**SUPPLIED INFORMATION**

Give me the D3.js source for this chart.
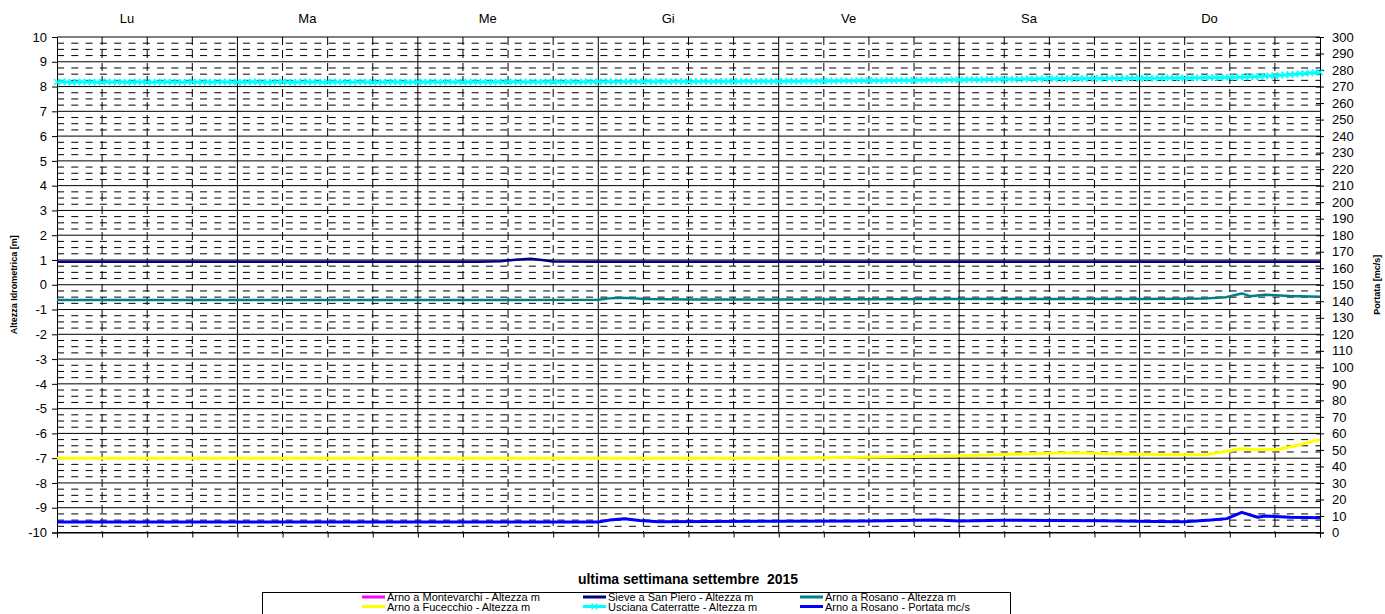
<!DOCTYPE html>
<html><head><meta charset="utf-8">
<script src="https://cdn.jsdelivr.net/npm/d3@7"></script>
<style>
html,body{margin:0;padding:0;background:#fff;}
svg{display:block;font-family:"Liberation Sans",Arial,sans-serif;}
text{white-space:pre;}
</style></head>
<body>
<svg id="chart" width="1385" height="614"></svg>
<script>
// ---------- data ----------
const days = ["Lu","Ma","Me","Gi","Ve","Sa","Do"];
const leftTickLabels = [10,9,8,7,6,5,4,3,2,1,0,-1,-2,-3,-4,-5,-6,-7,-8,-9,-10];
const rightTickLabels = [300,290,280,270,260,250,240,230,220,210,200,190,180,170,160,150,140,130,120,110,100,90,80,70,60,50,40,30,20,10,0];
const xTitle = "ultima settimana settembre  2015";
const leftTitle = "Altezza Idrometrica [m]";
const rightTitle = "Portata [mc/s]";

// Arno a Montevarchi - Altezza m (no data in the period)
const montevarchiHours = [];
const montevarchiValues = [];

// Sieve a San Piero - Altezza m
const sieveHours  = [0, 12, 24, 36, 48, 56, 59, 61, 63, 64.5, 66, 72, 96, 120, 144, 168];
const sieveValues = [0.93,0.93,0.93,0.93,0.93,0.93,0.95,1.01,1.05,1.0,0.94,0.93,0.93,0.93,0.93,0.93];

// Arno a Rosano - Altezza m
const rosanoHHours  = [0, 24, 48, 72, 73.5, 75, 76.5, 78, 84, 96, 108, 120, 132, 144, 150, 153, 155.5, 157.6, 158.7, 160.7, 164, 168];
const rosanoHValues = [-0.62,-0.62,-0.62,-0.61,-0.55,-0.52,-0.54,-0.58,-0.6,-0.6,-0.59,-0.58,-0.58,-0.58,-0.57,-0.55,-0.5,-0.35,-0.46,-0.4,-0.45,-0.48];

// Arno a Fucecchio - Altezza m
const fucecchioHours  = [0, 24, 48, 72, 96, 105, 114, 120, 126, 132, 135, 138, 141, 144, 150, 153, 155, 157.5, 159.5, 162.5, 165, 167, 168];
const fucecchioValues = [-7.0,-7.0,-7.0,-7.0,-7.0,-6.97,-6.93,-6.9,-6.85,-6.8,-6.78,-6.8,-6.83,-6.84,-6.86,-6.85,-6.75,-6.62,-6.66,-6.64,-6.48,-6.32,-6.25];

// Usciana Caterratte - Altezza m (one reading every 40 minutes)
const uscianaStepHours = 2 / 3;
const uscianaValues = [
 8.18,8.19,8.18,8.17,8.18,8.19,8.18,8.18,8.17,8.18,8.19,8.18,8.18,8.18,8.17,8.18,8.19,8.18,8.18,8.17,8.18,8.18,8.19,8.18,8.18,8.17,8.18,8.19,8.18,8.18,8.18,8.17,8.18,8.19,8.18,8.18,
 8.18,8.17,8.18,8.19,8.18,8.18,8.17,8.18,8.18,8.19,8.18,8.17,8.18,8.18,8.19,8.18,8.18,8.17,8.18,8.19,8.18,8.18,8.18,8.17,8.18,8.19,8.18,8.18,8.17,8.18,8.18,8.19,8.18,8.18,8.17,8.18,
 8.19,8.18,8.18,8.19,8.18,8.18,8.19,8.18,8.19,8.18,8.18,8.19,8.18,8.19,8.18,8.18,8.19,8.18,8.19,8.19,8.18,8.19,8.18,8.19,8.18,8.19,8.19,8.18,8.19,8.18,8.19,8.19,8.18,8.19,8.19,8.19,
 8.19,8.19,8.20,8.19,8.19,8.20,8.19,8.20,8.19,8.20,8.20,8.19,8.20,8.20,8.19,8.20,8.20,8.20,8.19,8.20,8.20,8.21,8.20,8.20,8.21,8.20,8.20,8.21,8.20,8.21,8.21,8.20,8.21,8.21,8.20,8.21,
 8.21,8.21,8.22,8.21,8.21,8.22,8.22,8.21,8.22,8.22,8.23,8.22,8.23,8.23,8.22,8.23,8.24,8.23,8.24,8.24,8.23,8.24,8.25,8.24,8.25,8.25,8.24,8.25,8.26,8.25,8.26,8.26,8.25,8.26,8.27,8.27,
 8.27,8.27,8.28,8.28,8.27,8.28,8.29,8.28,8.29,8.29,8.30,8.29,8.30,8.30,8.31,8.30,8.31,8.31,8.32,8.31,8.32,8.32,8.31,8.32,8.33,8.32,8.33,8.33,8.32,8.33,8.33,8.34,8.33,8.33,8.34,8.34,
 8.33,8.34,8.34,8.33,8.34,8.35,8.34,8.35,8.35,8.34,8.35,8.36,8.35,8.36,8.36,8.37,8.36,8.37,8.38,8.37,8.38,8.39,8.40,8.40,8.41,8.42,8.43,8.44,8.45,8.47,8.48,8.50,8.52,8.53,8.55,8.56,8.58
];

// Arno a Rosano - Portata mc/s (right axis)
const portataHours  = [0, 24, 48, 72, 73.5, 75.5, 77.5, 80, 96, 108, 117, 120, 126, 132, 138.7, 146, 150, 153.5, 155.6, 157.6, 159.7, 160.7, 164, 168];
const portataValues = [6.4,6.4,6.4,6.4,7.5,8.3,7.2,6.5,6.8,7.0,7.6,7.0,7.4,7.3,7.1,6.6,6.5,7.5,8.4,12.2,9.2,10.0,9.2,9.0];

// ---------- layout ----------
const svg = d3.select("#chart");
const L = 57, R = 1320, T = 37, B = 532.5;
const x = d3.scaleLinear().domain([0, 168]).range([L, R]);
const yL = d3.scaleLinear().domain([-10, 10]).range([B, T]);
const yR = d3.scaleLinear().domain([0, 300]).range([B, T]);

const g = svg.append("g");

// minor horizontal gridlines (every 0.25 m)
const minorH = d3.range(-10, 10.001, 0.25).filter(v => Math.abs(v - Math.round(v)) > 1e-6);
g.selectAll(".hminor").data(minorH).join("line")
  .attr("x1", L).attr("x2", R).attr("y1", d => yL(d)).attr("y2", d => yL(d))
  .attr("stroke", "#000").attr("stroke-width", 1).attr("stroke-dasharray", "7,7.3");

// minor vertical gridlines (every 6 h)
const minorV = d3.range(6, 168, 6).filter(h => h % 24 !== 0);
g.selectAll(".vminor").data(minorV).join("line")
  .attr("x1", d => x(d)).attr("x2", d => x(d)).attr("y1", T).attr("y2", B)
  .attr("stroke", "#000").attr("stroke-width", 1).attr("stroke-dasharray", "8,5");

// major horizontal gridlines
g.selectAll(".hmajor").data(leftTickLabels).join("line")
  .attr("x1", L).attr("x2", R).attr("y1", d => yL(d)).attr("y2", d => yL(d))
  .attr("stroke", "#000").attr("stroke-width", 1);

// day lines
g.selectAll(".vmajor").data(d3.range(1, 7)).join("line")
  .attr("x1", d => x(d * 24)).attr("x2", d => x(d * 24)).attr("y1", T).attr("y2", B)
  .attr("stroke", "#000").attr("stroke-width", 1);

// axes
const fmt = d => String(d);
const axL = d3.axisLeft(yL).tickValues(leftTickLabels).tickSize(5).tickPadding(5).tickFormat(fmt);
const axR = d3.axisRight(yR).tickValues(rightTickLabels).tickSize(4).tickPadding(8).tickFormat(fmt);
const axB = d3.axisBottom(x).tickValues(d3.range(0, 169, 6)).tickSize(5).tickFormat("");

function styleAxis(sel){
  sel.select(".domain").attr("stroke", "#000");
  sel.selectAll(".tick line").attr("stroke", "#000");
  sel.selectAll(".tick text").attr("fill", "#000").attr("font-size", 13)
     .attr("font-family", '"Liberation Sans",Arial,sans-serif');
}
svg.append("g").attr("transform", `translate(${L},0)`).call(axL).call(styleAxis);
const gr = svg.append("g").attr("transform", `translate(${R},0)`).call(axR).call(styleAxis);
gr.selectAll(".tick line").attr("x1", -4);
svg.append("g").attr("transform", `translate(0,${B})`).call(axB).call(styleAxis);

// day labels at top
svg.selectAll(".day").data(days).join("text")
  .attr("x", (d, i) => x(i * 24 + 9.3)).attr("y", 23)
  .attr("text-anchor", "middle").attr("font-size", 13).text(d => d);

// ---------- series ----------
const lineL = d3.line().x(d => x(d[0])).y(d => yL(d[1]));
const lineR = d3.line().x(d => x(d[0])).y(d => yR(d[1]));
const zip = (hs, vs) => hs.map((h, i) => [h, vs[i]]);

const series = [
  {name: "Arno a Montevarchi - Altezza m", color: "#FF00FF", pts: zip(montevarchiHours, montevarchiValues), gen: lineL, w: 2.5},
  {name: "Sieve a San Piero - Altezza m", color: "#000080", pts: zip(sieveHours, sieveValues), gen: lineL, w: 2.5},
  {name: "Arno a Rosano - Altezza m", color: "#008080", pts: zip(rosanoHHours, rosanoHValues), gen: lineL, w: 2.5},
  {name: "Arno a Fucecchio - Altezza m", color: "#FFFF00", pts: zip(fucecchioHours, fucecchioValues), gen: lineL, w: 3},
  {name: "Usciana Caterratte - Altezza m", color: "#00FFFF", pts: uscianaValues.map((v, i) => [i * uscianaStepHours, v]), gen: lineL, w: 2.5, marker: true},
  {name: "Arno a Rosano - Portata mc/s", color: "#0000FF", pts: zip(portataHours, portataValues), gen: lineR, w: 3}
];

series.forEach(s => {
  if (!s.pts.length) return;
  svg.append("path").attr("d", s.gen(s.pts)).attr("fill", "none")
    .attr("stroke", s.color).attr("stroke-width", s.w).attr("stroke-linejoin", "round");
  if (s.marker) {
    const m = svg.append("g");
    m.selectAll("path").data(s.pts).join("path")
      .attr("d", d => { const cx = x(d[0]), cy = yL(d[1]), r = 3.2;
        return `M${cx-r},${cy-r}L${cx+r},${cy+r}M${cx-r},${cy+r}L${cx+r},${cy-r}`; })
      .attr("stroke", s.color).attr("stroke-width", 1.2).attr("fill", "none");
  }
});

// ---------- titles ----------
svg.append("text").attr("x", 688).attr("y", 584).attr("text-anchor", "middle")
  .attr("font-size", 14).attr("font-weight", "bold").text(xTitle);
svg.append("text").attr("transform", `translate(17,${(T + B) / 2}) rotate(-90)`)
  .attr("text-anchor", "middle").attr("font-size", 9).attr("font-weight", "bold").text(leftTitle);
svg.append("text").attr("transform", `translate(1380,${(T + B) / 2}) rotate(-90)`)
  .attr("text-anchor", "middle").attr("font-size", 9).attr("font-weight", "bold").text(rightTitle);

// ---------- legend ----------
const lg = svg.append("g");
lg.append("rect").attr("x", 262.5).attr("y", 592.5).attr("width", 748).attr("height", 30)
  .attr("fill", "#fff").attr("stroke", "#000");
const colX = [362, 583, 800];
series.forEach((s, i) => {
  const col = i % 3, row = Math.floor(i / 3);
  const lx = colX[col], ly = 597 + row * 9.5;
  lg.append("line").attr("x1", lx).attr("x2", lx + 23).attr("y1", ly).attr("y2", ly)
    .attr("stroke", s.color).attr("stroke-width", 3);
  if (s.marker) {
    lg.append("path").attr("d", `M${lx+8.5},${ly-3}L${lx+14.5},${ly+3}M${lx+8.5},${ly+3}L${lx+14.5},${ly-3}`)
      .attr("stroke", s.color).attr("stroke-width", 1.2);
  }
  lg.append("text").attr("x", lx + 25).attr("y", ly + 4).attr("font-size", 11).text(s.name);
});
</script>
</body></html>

**YOUR GOAL**
State the number of lines holding the word "chart" in the listing. Add nothing else.

**PROBLEM SOLUTION**
3